__Short exercise__.
Reproduce exactly the section that begins at the line containing "Generate a Python" and ends at the line containing "plt.rcParams['font.family'] = ['Liberation", both lines included; omit all other lines.

(Entries with chart source code)

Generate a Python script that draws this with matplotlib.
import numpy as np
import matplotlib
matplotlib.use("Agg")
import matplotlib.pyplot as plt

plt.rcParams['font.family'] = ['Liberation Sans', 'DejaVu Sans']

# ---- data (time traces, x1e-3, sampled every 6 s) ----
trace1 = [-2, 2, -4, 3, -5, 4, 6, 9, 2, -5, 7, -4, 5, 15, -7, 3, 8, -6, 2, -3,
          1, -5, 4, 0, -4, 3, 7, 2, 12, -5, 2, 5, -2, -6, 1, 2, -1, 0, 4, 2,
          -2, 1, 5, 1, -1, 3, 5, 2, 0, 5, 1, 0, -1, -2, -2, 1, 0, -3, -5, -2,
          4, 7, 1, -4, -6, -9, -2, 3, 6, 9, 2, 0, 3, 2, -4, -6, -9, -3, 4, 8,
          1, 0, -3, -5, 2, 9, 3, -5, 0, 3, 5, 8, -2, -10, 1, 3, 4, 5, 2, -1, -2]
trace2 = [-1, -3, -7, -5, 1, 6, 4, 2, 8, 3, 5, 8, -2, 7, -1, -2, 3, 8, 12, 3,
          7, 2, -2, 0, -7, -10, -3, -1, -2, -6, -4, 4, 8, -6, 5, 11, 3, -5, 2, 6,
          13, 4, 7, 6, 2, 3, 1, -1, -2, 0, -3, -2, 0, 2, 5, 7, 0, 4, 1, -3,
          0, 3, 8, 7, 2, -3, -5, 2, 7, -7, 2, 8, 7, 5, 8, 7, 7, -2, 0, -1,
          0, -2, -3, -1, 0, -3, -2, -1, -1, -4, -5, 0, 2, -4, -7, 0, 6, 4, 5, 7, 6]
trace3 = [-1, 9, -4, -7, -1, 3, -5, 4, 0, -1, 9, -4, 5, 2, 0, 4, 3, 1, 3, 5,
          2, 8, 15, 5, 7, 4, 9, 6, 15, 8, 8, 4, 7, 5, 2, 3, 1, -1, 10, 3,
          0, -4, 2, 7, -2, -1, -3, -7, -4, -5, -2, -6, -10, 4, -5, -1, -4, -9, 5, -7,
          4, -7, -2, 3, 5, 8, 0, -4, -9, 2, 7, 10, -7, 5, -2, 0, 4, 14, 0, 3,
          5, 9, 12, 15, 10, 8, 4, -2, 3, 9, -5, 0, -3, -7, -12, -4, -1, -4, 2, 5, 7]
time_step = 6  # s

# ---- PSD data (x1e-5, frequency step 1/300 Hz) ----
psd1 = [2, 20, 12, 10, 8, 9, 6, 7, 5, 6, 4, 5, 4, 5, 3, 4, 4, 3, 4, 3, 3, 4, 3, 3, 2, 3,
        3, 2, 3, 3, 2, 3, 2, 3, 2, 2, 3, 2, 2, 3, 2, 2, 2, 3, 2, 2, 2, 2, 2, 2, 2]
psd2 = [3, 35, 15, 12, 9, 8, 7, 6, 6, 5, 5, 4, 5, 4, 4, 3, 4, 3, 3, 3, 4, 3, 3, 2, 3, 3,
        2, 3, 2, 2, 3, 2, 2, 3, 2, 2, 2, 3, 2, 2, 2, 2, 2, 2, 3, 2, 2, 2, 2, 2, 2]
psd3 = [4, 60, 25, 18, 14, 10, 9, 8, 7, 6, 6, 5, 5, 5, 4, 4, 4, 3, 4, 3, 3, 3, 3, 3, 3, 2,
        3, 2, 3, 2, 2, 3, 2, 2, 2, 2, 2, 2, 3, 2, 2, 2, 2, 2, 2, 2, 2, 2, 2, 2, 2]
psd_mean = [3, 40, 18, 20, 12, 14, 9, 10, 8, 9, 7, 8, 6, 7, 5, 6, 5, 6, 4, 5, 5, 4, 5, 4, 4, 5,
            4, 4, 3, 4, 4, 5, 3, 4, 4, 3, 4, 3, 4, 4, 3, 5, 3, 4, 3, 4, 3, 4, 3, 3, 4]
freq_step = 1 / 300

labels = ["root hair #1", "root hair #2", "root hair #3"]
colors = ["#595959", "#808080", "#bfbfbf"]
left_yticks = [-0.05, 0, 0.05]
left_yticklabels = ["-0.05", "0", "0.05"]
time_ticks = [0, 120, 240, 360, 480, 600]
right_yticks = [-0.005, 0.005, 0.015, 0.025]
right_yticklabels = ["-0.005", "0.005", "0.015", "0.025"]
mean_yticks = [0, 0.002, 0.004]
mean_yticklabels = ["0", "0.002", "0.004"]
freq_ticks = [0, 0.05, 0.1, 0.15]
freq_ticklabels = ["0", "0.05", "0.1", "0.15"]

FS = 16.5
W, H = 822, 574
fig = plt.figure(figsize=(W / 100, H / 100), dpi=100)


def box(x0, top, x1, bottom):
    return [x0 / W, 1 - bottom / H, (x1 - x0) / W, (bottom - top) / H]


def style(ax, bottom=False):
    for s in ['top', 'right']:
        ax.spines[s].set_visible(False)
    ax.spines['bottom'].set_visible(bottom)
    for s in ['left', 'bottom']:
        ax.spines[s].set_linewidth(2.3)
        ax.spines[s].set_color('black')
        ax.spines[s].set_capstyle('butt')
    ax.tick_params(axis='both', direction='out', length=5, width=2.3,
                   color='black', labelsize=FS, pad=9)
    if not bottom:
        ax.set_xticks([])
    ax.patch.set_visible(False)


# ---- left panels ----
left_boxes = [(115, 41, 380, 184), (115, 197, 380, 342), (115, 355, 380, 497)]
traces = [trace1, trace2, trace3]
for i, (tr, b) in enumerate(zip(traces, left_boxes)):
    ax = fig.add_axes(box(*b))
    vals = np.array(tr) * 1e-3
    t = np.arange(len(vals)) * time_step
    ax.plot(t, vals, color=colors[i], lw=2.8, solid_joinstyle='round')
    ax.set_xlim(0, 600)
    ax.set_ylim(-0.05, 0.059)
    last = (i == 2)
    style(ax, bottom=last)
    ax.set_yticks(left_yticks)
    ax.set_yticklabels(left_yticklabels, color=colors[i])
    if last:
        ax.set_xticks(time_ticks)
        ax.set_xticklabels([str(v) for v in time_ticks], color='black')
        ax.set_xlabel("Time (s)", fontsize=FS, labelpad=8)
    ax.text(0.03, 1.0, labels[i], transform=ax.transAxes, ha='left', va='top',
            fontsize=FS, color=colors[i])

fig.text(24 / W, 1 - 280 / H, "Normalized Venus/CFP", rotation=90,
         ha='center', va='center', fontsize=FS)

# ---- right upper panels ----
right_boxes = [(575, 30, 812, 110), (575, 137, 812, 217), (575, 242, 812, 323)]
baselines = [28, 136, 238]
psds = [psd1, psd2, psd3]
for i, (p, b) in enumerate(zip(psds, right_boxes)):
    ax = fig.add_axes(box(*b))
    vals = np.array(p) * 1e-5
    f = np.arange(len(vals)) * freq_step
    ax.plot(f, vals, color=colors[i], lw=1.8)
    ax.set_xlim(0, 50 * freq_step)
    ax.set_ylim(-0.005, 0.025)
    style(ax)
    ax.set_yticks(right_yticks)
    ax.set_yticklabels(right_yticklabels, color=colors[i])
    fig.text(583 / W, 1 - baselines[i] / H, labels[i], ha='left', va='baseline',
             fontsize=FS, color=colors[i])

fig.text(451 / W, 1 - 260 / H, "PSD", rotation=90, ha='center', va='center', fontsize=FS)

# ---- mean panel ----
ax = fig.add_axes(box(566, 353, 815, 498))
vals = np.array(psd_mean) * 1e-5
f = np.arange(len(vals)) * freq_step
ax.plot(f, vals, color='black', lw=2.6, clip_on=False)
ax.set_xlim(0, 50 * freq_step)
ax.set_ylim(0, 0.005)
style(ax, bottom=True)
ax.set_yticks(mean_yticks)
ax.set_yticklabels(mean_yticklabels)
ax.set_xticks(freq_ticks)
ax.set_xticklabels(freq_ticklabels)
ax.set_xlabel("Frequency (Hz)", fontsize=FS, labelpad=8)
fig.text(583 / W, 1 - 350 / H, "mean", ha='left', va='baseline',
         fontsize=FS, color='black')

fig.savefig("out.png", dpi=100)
* * *
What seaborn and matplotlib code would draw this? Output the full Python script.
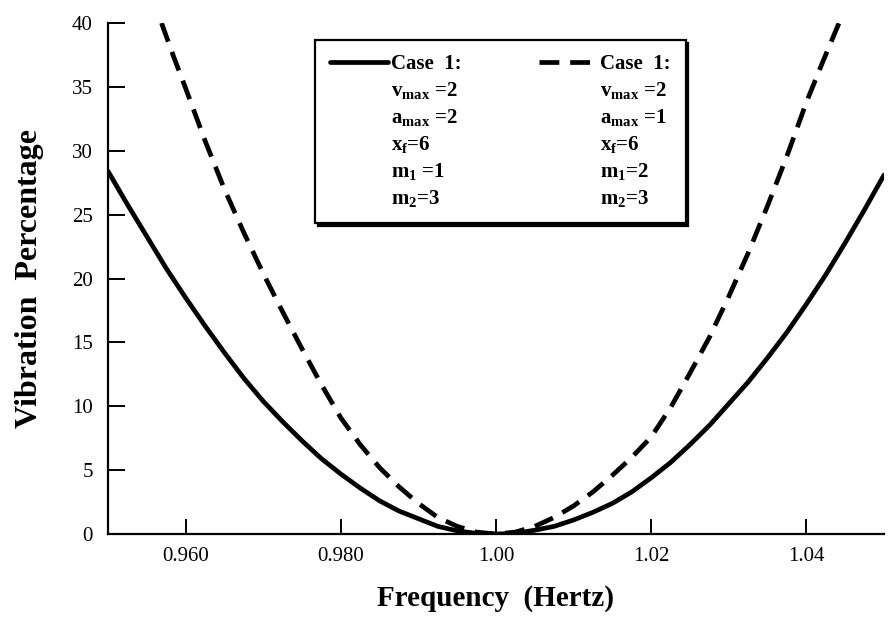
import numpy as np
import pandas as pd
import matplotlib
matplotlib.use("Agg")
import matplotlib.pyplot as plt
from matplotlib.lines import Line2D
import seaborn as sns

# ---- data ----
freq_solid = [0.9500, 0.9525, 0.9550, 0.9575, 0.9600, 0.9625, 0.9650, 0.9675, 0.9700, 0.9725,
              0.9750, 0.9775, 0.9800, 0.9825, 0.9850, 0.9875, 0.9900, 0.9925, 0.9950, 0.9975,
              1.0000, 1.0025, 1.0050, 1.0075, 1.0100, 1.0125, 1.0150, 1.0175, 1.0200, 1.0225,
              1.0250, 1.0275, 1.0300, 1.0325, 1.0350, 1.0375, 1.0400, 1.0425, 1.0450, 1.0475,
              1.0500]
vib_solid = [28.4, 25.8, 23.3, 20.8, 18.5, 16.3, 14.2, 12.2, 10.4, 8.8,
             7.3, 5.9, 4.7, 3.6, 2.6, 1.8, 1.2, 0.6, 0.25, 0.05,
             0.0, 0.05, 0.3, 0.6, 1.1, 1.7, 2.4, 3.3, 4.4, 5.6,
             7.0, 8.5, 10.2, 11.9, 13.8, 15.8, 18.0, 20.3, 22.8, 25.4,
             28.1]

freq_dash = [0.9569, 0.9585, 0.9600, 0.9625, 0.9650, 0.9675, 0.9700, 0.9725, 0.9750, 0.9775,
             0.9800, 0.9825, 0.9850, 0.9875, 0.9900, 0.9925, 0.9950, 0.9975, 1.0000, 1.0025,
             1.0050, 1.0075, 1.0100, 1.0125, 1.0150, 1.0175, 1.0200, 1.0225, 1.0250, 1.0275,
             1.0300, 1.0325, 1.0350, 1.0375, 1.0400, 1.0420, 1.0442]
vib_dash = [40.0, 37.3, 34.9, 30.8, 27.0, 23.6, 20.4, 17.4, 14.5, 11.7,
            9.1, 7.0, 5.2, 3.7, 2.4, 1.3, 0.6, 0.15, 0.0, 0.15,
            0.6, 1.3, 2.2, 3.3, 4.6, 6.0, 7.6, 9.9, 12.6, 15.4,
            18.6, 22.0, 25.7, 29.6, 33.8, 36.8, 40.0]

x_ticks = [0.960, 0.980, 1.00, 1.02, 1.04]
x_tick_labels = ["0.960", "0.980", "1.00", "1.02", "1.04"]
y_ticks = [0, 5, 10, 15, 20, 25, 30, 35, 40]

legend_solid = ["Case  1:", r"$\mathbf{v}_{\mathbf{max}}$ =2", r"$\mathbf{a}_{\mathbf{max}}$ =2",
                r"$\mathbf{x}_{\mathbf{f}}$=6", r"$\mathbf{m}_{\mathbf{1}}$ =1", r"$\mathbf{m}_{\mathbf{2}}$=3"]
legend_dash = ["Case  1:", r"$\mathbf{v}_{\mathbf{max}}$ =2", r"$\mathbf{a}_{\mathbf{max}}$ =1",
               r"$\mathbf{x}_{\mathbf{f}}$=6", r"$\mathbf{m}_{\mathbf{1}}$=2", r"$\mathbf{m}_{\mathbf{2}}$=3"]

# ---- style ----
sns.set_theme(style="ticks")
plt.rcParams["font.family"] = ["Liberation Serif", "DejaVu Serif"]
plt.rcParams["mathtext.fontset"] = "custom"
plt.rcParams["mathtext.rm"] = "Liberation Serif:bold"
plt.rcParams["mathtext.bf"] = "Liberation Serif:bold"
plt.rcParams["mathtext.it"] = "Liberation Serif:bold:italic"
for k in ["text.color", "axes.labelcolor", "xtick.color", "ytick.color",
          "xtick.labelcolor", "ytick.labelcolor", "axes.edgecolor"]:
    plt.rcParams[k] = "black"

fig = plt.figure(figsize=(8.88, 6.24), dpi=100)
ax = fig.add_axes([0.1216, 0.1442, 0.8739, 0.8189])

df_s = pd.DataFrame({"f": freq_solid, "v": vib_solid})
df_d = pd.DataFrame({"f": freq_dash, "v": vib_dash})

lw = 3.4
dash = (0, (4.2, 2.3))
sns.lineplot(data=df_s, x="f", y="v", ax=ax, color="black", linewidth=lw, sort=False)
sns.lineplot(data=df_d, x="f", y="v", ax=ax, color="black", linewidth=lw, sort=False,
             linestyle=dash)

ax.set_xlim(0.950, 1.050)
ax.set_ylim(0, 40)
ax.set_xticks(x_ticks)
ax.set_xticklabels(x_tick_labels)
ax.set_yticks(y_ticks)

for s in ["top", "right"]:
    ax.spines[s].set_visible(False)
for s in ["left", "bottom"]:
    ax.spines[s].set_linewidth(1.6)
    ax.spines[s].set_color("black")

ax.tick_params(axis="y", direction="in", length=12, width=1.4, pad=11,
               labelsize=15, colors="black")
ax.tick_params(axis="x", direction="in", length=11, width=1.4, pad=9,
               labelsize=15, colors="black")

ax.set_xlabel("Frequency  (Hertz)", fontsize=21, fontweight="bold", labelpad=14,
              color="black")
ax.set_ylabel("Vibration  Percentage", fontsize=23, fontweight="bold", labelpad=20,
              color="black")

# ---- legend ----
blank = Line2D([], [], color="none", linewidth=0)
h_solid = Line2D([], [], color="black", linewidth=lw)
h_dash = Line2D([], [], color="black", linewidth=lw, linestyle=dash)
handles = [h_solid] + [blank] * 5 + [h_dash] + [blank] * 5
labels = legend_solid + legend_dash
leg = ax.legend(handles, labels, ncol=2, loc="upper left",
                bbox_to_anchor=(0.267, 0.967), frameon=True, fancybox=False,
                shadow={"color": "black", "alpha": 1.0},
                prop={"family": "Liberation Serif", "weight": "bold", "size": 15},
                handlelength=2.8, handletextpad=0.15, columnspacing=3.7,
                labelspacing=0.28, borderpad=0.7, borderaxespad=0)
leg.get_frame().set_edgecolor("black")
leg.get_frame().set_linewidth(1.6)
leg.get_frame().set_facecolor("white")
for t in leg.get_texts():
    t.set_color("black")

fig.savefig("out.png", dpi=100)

__Task result__.
Generate a Python script that draws this with matplotlib.
import numpy as np
import matplotlib
matplotlib.use("Agg")
import matplotlib.pyplot as plt

plt.rcParams['font.family'] = ['Liberation Sans', 'DejaVu Sans']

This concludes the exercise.